A magazine published by the main Teachers Union in Sweden recently suggested several ways preschool teachers can promote gender equality and sexual equality. No surprise, homophobes are intensely worried that their young children would be allowed to experiment and make up their own minds “force-fed lectures on gay sex by some sex freak from the Teachers’ Union.” Especially intriguing is the conservative concern that children need to be allowed to “play and discover entirely on their own,” without being indoctrinated and “forced to have an opinion on gay sex”—and that such proposals as the Teachers’ Union made are downright abusive of these defenseless children.

I especially love the limited (and privileged) understanding of society expressed in these statements. The notion that any children are ever allowed to “play and discover entirely on their own” is meaningless given the pervasiveness of media imagery and home life on which child’s play is modeled. What social progressives are, in fact, suggesting when they would seek deliberately to introduce children to new/alternative models for play (and thus for real life, if the play is enjoyed) is not to change something intrinsic in the children, but to expand the children’s repertoire of play and subsequent understanding of the surrounding world. It takes a lot to get over the indoctrination already in place through parenting, media influences, ignorance and fear.

Not speaking Swedish, sadly, I can’t go to the magazine and figure out the exact suggestions made by the Teachers’ Union (if such a magazine truly exists—who trusts the internet?). The blogger, however, describes existing actions in Stockholm kindergartens (again unsourced):

“In a kindergarten in Stockholm, the parents were encouraged by the preschool teachers - apparently ideological pioneers - to equip their sons with dresses and female first names. There are now weeks in some places when boys HAVE TO wear a dress.”
Now, I’ll admit it, this is a radical move. It’s also one that warms my heart, of course, as someone who strongly opposes a rigid gender system. At first, it sounds really disturbing to force a child (of any gender, even) to wear a dress. There’s a difference, too, between allowing and requiring. But think about it. Let’s ensure that this is not actually done as a requirement for boys, but for all schoolchildren, and you have a rather painless and interesting scenario: say part of a school uniform or dress code is that every Wednesday all children must wear trousers, and every Thursday all children must wear a skirt. The rest of the week they pick for themselves. Just imagine that for a while…..

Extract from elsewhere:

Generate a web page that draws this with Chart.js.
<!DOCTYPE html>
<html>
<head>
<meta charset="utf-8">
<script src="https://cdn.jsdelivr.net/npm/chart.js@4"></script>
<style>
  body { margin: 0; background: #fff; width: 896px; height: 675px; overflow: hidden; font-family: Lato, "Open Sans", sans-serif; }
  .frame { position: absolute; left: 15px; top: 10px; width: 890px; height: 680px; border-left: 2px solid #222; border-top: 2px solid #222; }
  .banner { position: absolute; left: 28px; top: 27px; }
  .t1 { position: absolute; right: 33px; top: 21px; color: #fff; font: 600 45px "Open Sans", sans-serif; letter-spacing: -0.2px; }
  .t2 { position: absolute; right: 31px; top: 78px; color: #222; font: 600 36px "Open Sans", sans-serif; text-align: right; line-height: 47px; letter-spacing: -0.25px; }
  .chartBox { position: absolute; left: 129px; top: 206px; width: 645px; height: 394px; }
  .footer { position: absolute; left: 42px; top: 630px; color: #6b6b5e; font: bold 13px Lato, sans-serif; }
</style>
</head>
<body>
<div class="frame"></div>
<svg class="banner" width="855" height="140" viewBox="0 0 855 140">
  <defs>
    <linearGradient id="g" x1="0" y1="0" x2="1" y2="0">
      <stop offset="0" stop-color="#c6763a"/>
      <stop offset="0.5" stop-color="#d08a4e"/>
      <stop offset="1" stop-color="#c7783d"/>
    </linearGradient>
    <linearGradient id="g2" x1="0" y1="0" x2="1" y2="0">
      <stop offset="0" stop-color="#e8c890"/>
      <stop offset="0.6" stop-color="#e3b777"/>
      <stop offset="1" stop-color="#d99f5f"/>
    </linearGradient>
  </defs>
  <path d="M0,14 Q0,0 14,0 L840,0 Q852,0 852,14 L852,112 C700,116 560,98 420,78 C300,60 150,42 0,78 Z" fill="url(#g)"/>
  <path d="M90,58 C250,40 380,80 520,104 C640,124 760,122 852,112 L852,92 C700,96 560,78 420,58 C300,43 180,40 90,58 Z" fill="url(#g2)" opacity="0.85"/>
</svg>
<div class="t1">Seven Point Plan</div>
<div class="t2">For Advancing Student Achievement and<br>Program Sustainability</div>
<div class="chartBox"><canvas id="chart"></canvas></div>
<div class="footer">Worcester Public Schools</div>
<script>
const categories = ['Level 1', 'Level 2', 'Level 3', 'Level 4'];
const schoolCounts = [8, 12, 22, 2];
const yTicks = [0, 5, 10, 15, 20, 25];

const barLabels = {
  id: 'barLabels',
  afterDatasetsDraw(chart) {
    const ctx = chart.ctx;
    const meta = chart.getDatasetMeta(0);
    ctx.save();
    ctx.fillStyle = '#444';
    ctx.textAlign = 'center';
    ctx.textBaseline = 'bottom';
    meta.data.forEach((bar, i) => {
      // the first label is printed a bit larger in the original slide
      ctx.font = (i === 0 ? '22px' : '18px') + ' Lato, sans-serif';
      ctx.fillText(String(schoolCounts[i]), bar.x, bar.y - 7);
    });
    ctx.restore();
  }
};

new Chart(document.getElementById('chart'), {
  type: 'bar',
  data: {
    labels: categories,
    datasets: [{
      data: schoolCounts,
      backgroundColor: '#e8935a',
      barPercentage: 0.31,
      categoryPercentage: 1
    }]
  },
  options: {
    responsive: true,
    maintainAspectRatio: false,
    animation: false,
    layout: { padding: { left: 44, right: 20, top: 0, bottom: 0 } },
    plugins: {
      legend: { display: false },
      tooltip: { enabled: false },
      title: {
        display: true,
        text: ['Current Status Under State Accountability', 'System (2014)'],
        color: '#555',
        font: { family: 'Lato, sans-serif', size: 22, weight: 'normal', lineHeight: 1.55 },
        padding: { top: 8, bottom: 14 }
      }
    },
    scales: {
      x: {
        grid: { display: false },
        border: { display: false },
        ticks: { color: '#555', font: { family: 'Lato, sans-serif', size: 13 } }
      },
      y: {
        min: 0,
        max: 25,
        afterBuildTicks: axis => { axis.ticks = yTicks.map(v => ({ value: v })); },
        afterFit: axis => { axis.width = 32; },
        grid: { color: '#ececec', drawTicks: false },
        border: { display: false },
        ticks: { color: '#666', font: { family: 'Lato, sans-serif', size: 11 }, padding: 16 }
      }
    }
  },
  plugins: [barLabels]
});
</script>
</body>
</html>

The blogger reports alarm at similar trends throughout the country:
“The Swedish Consumers Association reacted angrily to a star-shaped, pink ice-cream because it represented gender-profiling. “Girlie, GB’s new ice pop, is pink and has make-up inside the stick. It says a lot about what GB thinks about girls and how they should be,” the association said in a statement. According to them, Sweden does not need more products that reinforce existing prejudices about sex roles, so they asked the producer to make the product less gender specific.”
Okay, okay, things are a little murky when we’re talking about requesting businesses change their marketing to avoid gender stereotypes. That’s getting toward censorship. But Anders Nelson (a researcher quoted by the blogger) does have a point that children, raised within gender structures invisible to them, will be susceptible to gender marketing. Parents can help encourage exploration of gender roles, but as long as that societal image is there, it will be very difficult for children to really gain independence of the gender structures. That’s where schools can be helpful, as they are grounds for academic and social learning. By increasing gender flexibility at school—even though it may mean introducing initially-uncomfortable conversations and play—the school ultimately seeks to free children from the power structures and biases of the society.

Some people, like our blogger, will always say “this has thus absolutely nothing to do with ‘tolerance or diversity.’ It’s done in order to break you down and to mold you into a new human being.”—after all, we are talking about giving people options to live differently from the status quo. But I say the two have everything to do with each other. The “old” human being is, on the whole, bigoted, privileged and ignorant. Why not remove the ignorance and privilege, and see if the prejudice remains?